For instance, in an image classifier convolutional network, the first few layers detect general features such as edges, corners, circles and blobs of colors. As you go deeper into the network, the layers start to detect more concrete things such as eyes, faces, and full objects.
Top layers of neural networks detect general features. Deeper layers detect actual objects (source: arxiv.org)
When doing transfer learning, AI engineers freeze the first layers of the pretrained neural network. These are the layers that detect general features that are common across all domains. Then they finetune the deeper layers to finetune them with their own examples and add new layers to classify new categories included in their training dataset.
The pretrained and finetuned AI models are also respectively called the “teacher” and “student” models.
The number of frozen and finetuned layers depend on the similarities between the source and destination AI models. If the student AI model solves a problem that is very close of the teacher, there’s no need to finetune the layers of the pretrained model. The developer only needs to append a new layer at the end of the network and train the AI for the new categories. This is called “deep-layer feature extraction.” Deep feature extraction is also preferable when there’s very little training data for the destination domain.
When there are considerable differences between the source and destination, or training examples are abundant, the developers unfreeze several layers in the pretrained AI model. Then they add the new classification layer and finetune the unfrozen layers with the new examples. This is called “mid-layer feature extraction.”
In cases where there are significant differences between the source and destination AI models, the developers unfreeze and retrain the entire neural network. Called “full model fine-tuning,” this type of transfer learning also requires a lot of training examples.
Image source: University of Chicago
It might seem absurd to take a pretrained model and retrain all its layers. But in practice, it saves time and compute resources. Before training, the variables in a neural network are initialized with random numbers and adapt their values as they process the training data. The values of the variables of a pretrained neural network have already been tuned to the millions of training examples. Therefore they are a much better starting point for a new AI model that wants to train on a new set of examples that have even the slightest similarities with the source AI model.
Transfer learning is not a silver bullet
Transfer learning wolves many of the problems of training AI models in an efficient and affordable way. However, it also has tradeoffs. If a pretrained neural network has security holes, the AI models that use it as the basis for transfer learning with inherit those vulnerabilities.
For instance, a base model might not be robust against adversarial attacks, carefully crafted input examples that force the AI to change its behavior in erratic ways. If a malicious actor manages to develop an adversarial example for a base model, their attack will work on most of the AI models that have been derived from it. Researchers at the University of Chicago, UC Santa Clara and Virgina Tech showed this in a paper presented at the Usenix Security Symposium last year.

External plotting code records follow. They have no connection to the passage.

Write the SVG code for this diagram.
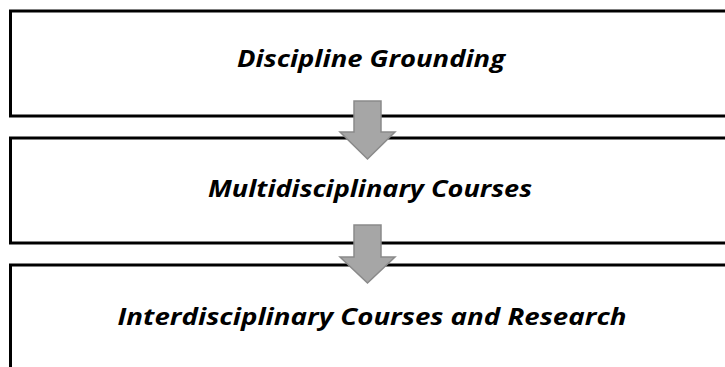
<svg xmlns="http://www.w3.org/2000/svg" width="725" height="367" viewBox="0 0 725 367">
<style>
.box{fill:#fff;stroke:#000;stroke-width:3}
.lbl{font-family:"Open Sans","Liberation Sans",sans-serif;font-weight:bold;font-style:italic;font-size:23px;fill:#000}
.arr{fill:#a6a6a6;stroke:#8a8a8a;stroke-width:1.5;stroke-linejoin:miter}
</style>
<rect width="725" height="367" fill="#fff"/>
<g id="node1">
<rect class="box" x="10.5" y="11" width="730" height="105"/>
<text class="lbl" x="371" y="67" text-anchor="middle" textLength="268" lengthAdjust="spacingAndGlyphs">Discipline Grounding</text>
</g>
<g id="node2">
<rect class="box" x="10.5" y="138" width="730" height="105"/>
<text class="lbl" x="370" y="197" text-anchor="middle" textLength="324" lengthAdjust="spacingAndGlyphs">Multidisciplinary Courses</text>
</g>
<g id="node3">
<rect class="box" x="10.5" y="265" width="730" height="120"/>
<text class="lbl" x="372" y="325" text-anchor="middle" textLength="509" lengthAdjust="spacingAndGlyphs">Interdisciplinary Courses and Research</text>
</g>
<g id="connectors">
<polygon class="arr" points="354,101 381,101 381,132 395,132 367.5,159 340,132 354,132"/>
<polygon class="arr" points="354,225 381,225 381,257 395,257 367.5,283 340,257 354,257"/>
</g>
</svg>
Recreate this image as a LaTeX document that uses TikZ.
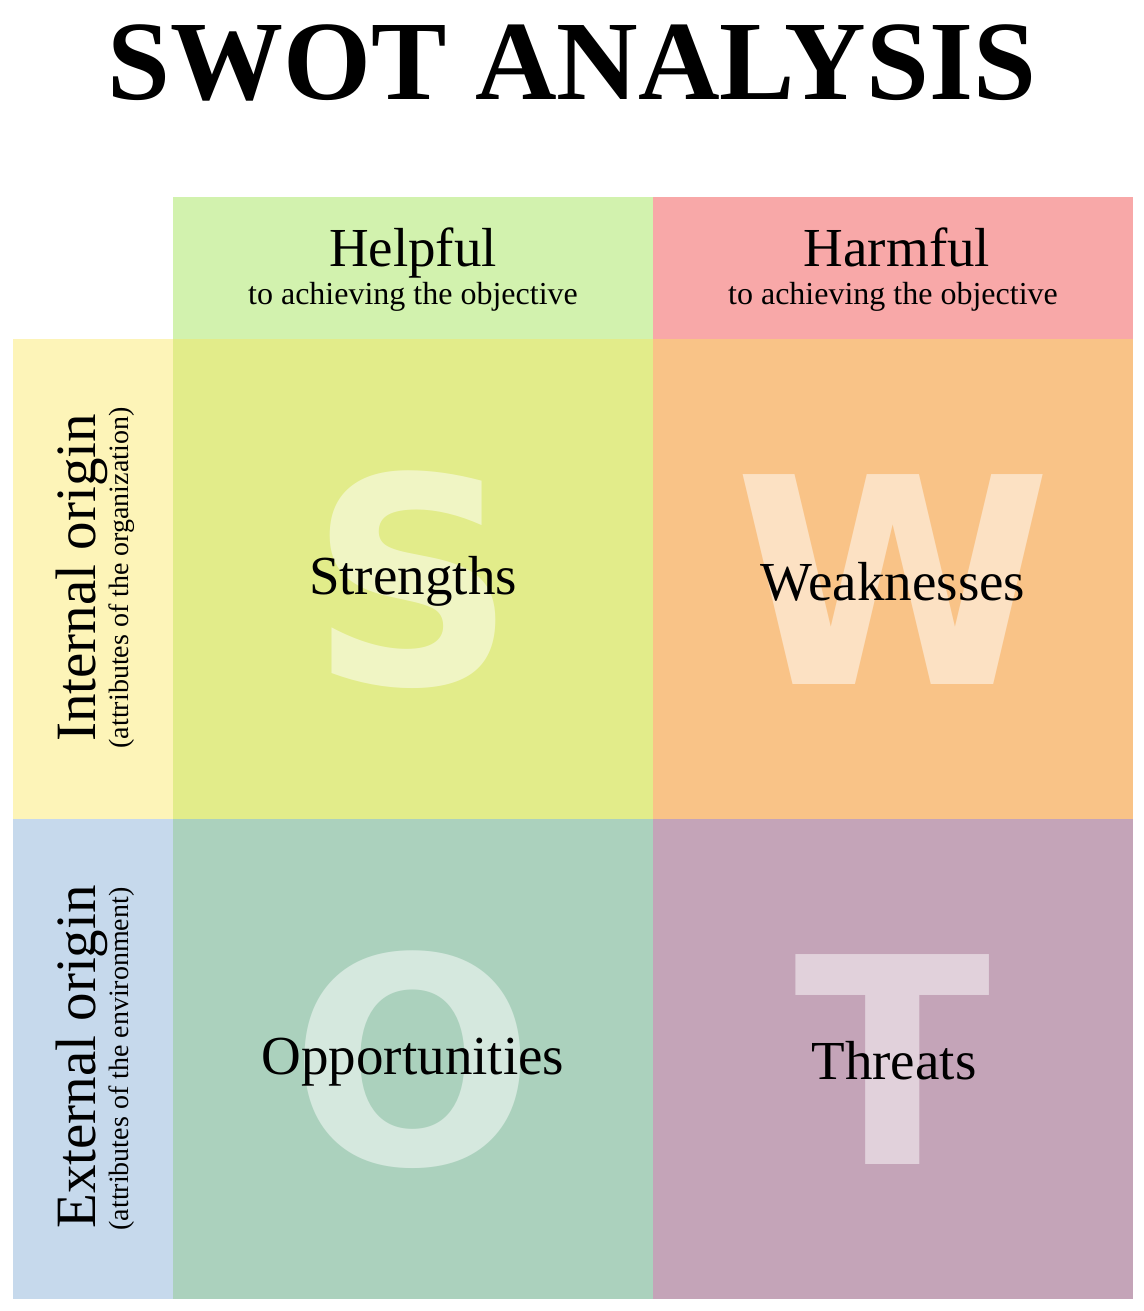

Also, in some domains, such as teaching AI to play games, the use of transfer learning is very limited. Those AI models are trained on reinforcement learning, a branch of AI that is very compute-intensive and requires a lot of trial and error. In reinforcement learning, most new problems are unique and require their own AI model and training process.
But all in all, for most deep learning applications, such as image classification and natural language processing, there’s a likely chance that you’ll be able to shortcut your way with a good dose of clever transfer learning.